I half stumbled over the Majikkon event at my local sports centre. I had been drawn to posters peppered around town, but essential information should as time and location had eluded me until I received the message “ you should see the fucking costumes outside the sports centre”. 20 minutes later I was in the foyer testing my internal M6 light meter coupled with new f2 50mm lens. It was gonna be tight. It would work at 1/60th give or take a stop wide open. Sick test for the new Zeiss, 10 bar was exchanged. A red wrist strap. 20 metre walk and my head blew up! I thought I was fairly informed on the subject matter of so-called geeky shit but the deep deeeeeep level that these people took it to was a whole different level. The niche of the niche. Manga characters brought to life, insane lifesize warcraft characters (researched post-event). A trackie bottom sporting outsider in a world of complete outsiders. Eye contact was a no go really, but making photographs was easy, every corner I turned was a treat for the lens. 2 rolls flew by faster than the 2 hours I was there. Roll on next year, maybe I can go as Peter Parker, but I feel that’s way too mainstream for these fuckers.

Seasonal Affective Disorder

The weather is depressed today, the sky is a soaked wet grey blanket with no movement, and it’s cold, about 2 degrees. Three layers, big hat and murder gloves kind of weather. So why exactly am I walking around Huddersfield slowly soaking in something somewhere between sleet and drizzle? To make some photographs, obvs.

I was on a roll; twins in pink coats and matching Disney umbrellas; a nervous man carrying a big book on evolution; a large asian woman with her hands down the front of her pants and lots more creatures lurking out of the rain in the market.

It was a good walk, until I hit the mysterious 18th frame.
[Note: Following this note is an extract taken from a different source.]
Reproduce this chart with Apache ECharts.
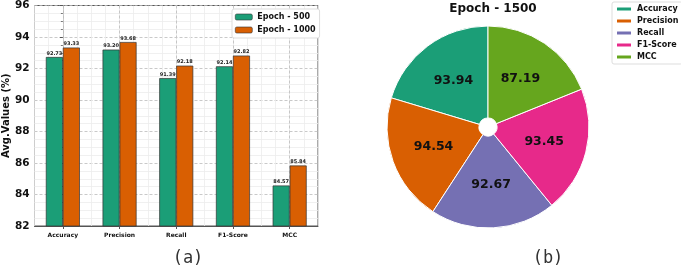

I had just seen the best Indian eccentric in town and had ran around the block through the square and dashed across the road to put myself right in his path. Today his outfit of choice, a red christmas jumper, brown flares with heeled boots and a large brown leather case he kept holding up in front of himself at a 90 degree angle every ten steps.

I stepped up and snapped him just as he put the case down on the floor for another inspection. Frame 18. I hit the wind lever just to hear the familiar crunch of film skipping on its wheels. This problem has plagued my Pentax for weeks, and I can’t find a fix. I even asked a guy in a camera shop, and he had no idea. Funnily he has no idea about any camera I ask him about. My tip would be not to trust young men who dress like old men to sell old cameras as if that’s the only validation they need to be good at this job.

I ran into another shotta, I saw him last minute as he was photographing the tops of buildings and I rarely have time to look up. His camera was extremely silver and even had an orange light. Maybe a contax G2 I thought, fancy I thought. He was tall and dressed well, and my camera is black with no lights. I thought it best not to attempt any kind of discourse.

I guess I might need a new Pentax body, doesnt matter, nothing is important, but then again everything is important.

“Who’s he taking pictures of”

“Who’s he taking pictures of” the woman in this underwhelming photograph asked. She didn’t ask me, she asked the man with her. Her son I guessed, might not of been, but the best part of making photographs is making the stories to go with them.

So she asked her son, but I got the impression she was talking about me. Mainly because I had just made this image of her and was lowering my camera as she spoke. There was no need for the “you talkin’ to me” facial expression or mouth noises.

The question was deserving, unlike the past two weeks I have spent procrastinating over it. I knew as the words entered my brain space that it wasn’t going to sit well. I got a little cold and my hands began to sweat more than usual. I tasted a bit of sick as the process I have been obsessed with for many years unravelled in my mind.

Who am I taking pictures of; the words of Paddy Considine come to mind “you ya cunt”, but the meek half smile that gave me didn’t help. I am an equal-opportunity photographer, but to say I photograph anyone and everyone might not be true. I am drawn to eccentrics, the colourful and colourless, the young and the old, mostly the mundane. People with dogs are a gimme, men who wear old baseballs hats, women who match their jackets with their bags, a colour coded salwar kameez gets my heart-a-racing. I avoid the vulnerable, the dangerous, neck-tattooed eastern blockers with nothing but time and terror, more than anything I avoid bias and culture. I hope and try to look at the everyday in neutrality. I am hoarding faces, freezing them at 1/250th of a second at a time, light permitting.

The answer maybe “nobody”. The subject doesn’t matter. The process is the key and the camera the tool. My mantra flowing strong through a 50mm lens; Everything is important and nothing is important.

I still haven’t let myself answer the question, I just hope no-one ever asks me “why is he taking pictures”… I might never recover.